Security when running your own email server? - msh

Sometimes I read privacy advice to run your own server for email, but I wonder that for most people (even IT people) it would be a security nightmare.<p>While I do run a webserver with public accessible stuff I think that the security of that box is far below even the worst gmail server. Google are experts at this stuff and spend resources I could never dream of on proactive security and monitoring.<p>So, would you not agree that your email is more secure at google (or a similar provider) than on your own server (a few experts not included)?
======
nadams
> it would be a security nightmare.

It's not so much a security nightmare as it is a maintenance nightmare. The
whole reason you pay for services is because you don't have time (or
resources) to deal with it.

> security of that box is far below even the worst gmail server

If you use one time passwords and/or SSH key only access - it's probably
pretty safe. Also changing SSH to some other port and blocking shodan.io bots
- and you have filtered out a majority of the script kiddies. I also have an
automated script that also downloads a list of known bad guys and adds them to
my hosts.deny.

> Google are experts at this stuff

I wouldn't consider them experts persay - it's just that they have a seemingly
infinite number of resources.

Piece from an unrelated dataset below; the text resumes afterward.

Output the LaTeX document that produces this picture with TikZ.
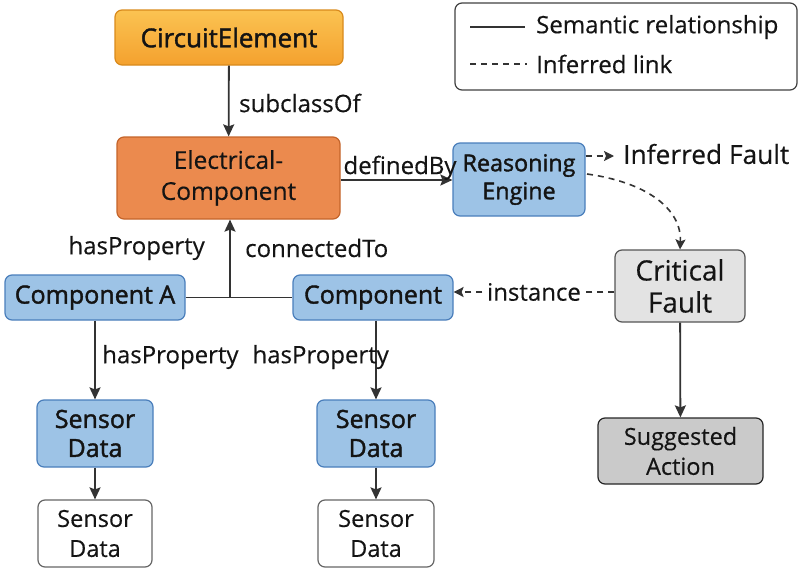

I'm not saying they don't know what they are
doing - but when your only job is to maintain the mail backend servers you
could probably do a better job than me.

> would you not agree that your email is more secure at google (or a similar
> provider) than on your own server (a few experts not included)

Depends. Are you running Exchange or Dovecot? How savvy are you? Is this in
the cloud or in your home? Are the drives encrypted? etc

I've purchased a lifetime license for iredadmin and it's worked pretty well.
I'm currently hosting it on gandi and thought about offering email hosting.